A large body of literature investigating the determinants of FDI has aimed to examine how exogenous macroeconomic factors affect the investor’s FDI decision with the primary focus on macroeconomic factors: exchange rate movements, taxes and tariffs, market potential and labor costs, infrastructure, institutional factors, and trade liberalization (Blonigen, 2005; Faeth, 2009). Some of the late studies on FDI determinants focus on the institutional factors, while others on socio-political factors (Sahti et al, 2018).
While research in the area of inward FDI has largely focused on understanding motives of FDI, not much investigation has been carried out on the actual decision-making process that guides the investment decision. Most theoretical contributions and conceptual understanding established on the subject have revolved around the general strategic decision-making process, and enhancing existing literature on FDI processes.
In this research I will use organisational decision-making theory, specifically the idea of rule-based decision-making of March (1994) and Weick’s (1995) notion of sense-making, in order to develop a process model of MNEs FDI decision-making, which is a largely unobserved phenomenon in the FDI literature according to my knowledge.
The study seeks to fill the gap in the FDI literature by adding up more in-depth study of the firm-specific FDI determinants on a global perspective with following comparison to country-specific determinants.
Research Methods
The econometric methods will be used to assess the degree of influence exerted by a variety of macroeconomic factors on the level of inward FDI in BRIC countries and Kazakhstan.
In order to analyse the macro determinants of FDI in selected developing countries, more than twenty variables will be picked up, one of them is the dependent and the others are explanatory variables. The net inflows of foreign direct investments (FDI) in current US dollars will be defined as the dependent variable. Explanatory variables will be selected on the basis of FDI theories as the most significant in determining the amount of inward FDI. The period will cover at least 20 years, giving that all series have yearly data.
The data proposed to be taken from the World Bank collection of development indicators (, which are compiled from officially recognized international sources. It presents the most current and accurate global development data available, and includes national, regional and global estimates. Additional secondary data will be used by conducting extensive research into relevant books, published reports, articles and other academic publications (journals, surveys, research papers) related to the topic of dissertation.
In terms of analysis of the macroeconomic determinants of FDI the Ordinary Least Squares (OLS) method as the conforming analytical technique will be employed.
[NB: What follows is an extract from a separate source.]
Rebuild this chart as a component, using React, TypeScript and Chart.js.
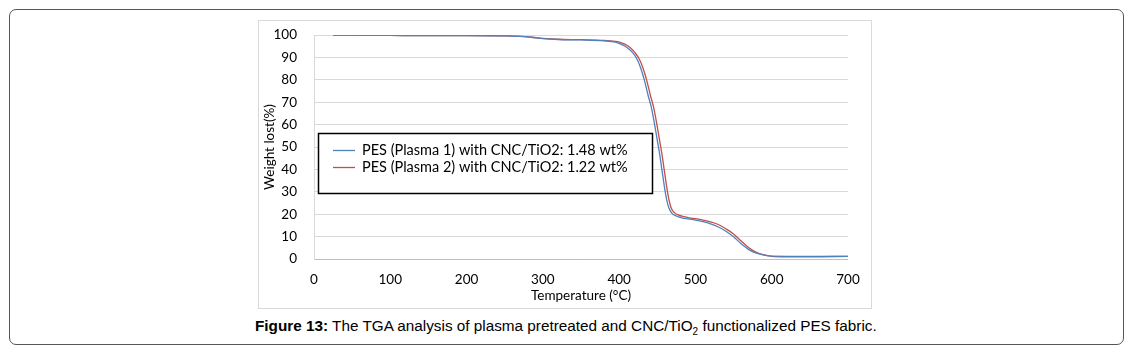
import React, { useEffect, useRef } from "react";
import { Chart, registerables } from "chart.js";

Chart.register(...registerables);

const seriesLabels = [
  "PES (Plasma 1) with CNC/TiO2: 1.48 wt%",
  "PES (Plasma 2) with CNC/TiO2: 1.22 wt%",
];
const seriesColors = ["#4F81BD", "#C0504D"];

const tempsP1 = [25, 50, 100, 150, 200, 250, 270, 285, 300, 320, 350, 380, 395, 405, 412, 418, 423, 428, 433, 438, 442, 446, 450, 453, 456, 459, 462, 465, 469, 475, 482, 490, 500, 510, 520, 530, 540, 550, 560, 570, 580, 590, 600, 650, 700];
const weightP1 = [100, 99.9, 99.8, 99.7, 99.7, 99.6, 99.4, 99.0, 98.4, 98.0, 97.8, 97.4, 96.8, 95.5, 94, 92, 89.5, 85.5, 80, 73, 68, 61, 53, 47, 40, 33, 27, 23, 20.5, 19.2, 18.4, 17.9, 17.4, 16.7, 15.7, 14.3, 12.4, 9.9, 6.8, 4.2, 2.6, 1.7, 1.3, 1.2, 1.2];

const tempsP2 = [25, 50, 100, 150, 200, 250, 270, 285, 300, 320, 350, 380, 398, 408, 415, 421, 426, 431, 436, 441, 445, 449, 453, 456, 459, 462, 465, 468, 472, 478, 485, 492, 500, 510, 520, 530, 540, 550, 560, 570, 580, 590, 600, 620, 650, 700];
const weightP2 = [100, 99.9, 99.8, 99.7, 99.7, 99.6, 99.4, 99.0, 98.5, 98.1, 97.9, 97.6, 97.0, 95.8, 94.2, 92, 89.5, 85.5, 80, 73, 68, 61, 53, 47, 40, 33, 27, 23, 20.8, 19.6, 18.9, 18.4, 18.0, 17.4, 16.6, 15.4, 13.5, 11.2, 8.0, 5.0, 3.0, 1.8, 1.2, 1.0, 1.0, 1.2];

const xTitle = "Temperature (°C)";
const yTitle = "Weight lost(%)";

const FONT = "Lato, 'Open Sans', sans-serif";

const legendPlugin = {
  id: "boxLegend",
  afterDatasetsDraw(chart: any) {
    const ctx = chart.ctx;
    const x0 = 59.5, y0 = 112.5, w = 334, h = 60;
    ctx.save();
    ctx.fillStyle = "#fff";
    ctx.fillRect(x0, y0, w, h);
    ctx.strokeStyle = "#000";
    ctx.lineWidth = 1.5;
    ctx.strokeRect(x0, y0, w, h);
    ctx.font = "14.5px " + FONT;
    ctx.textBaseline = "middle";
    chart.data.datasets.forEach((ds: any, i: number) => {
      const y = y0 + 17 + i * 17;
      ctx.strokeStyle = ds.borderColor;
      ctx.lineWidth = 1.3;
      ctx.beginPath();
      ctx.moveTo(74, y);
      ctx.lineTo(96, y);
      ctx.stroke();
      ctx.fillStyle = "#000";
      ctx.fillText(ds.label, 103, y);
    });
    ctx.restore();
  },
};

export default function App() {
  const ref = useRef<HTMLCanvasElement | null>(null);

  useEffect(() => {
    if (!ref.current) return;
    const chart = new Chart(ref.current, {
      type: "line",
      data: {
        datasets: [
          {
            label: seriesLabels[0],
            data: tempsP1.map((t, i) => ({ x: t, y: weightP1[i] })),
            borderColor: seriesColors[0],
            borderWidth: 1.3,
            pointRadius: 0,
            cubicInterpolationMode: "monotone",
          },
          {
            label: seriesLabels[1],
            data: tempsP2.map((t, i) => ({ x: t, y: weightP2[i] })),
            borderColor: seriesColors[1],
            borderWidth: 1.3,
            pointRadius: 0,
            cubicInterpolationMode: "monotone",
          },
        ],
      },
      options: {
        animation: false,
        responsive: false,
        devicePixelRatio: 1,
        layout: { padding: { left: 0, right: 23, top: 14, bottom: 0 } },
        plugins: { legend: { display: false }, tooltip: { enabled: false } },
        scales: {
          x: {
            type: "linear",
            min: 0,
            max: 700,
            ticks: { stepSize: 100, color: "#000", font: { family: FONT, size: 13.5 }, padding: 13, maxRotation: 0 },
            grid: { display: false, drawTicks: false },
            border: { display: false },
            title: { display: true, text: xTitle, color: "#000", font: { family: FONT, size: 13.5 }, padding: { top: 0, bottom: 4 } },
            afterFit: (s: any) => {
              s.height = 49;
              s.paddingLeft = 0;
              s.paddingRight = 0;
            },
          },
          y: {
            min: 0,
            max: 100,
            ticks: { stepSize: 10, color: "#000", font: { family: FONT, size: 13.5 }, padding: 17 },
            grid: {
              drawTicks: false,
              color: (c: any) => (c.tick && c.tick.value === 0 ? "#bfbfbf" : "#d9d9d9"),
            },
            border: { display: true, color: "#d9d9d9" },
            title: { display: true, text: yTitle, color: "#000", font: { family: FONT, size: 13.5 }, padding: { top: 3, bottom: 0 } },
            afterFit: (s: any) => {
              s.width = 55;
              s.paddingTop = 0;
              s.paddingBottom = 0;
            },
          },
        },
      },
      plugins: [legendPlugin],
    });
    return () => chart.destroy();
  }, []);

  return (
    <div style={{ position: "relative", width: 1119, height: 337 }}>
      <div
        style={{
          position: "absolute",
          left: 1,
          top: 1,
          width: 1115,
          height: 336,
          border: "1.5px solid #555",
          borderRadius: 7,
          boxSizing: "border-box",
        }}
      />
      <div
        style={{
          position: "absolute",
          left: 250,
          top: 12,
          width: 614,
          height: 289,
          border: "1px solid #d9d9d9",
          boxSizing: "border-box",
        }}
      />
      <canvas
        ref={ref}
        width={612}
        height={287}
        style={{ position: "absolute", left: 251, top: 13, width: 612, height: 287 }}
      />
      <div
        style={{
          position: "absolute",
          left: 247,
          top: 309,
          whiteSpace: "nowrap",
          fontFamily: "'Liberation Sans', Arial, sans-serif",
          fontSize: 15.3,
          color: "#000",
        }}
      >
        <b>Figure 13:</b> The TGA analysis of plasma pretreated and CNC/TiO<sub style={{ fontSize: 10 }}>2</sub> functionalized PES fabric.
      </div>
    </div>
  );
}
I will include in the primary model the factors cited in vast empirical studies as important FDI determinants and use EViews computer software for results derivation.
As for the second part of the research, it will examine the impact of determinants of the strategic decision-making process on foreign market entry by MNEs through a triangulation research approach including: a literature review, content analysis of government policies and interviewing or conducting survey (sending questionnaire) of selected individuals (executives) from selected international companies located in Brazil, Russia, India, China and Kazakhstan. The MNEs’ representatives will be asked a set of identical questions about reasons to invest in selected countries.
The research is based on application both quantitative and qualitative analysis methods with subsequent empirical comparison of obtained determinants that have significant impact on the attraction of FDI in developing countries to the motives underlying MNEs to locate investments in selected host countries.
The key results of this paper can be put into practice both by politicians enabling host countries to attract more FDI and maximize the gains from it and by MNEs’ managers to determine the location of foreign investments more accurately.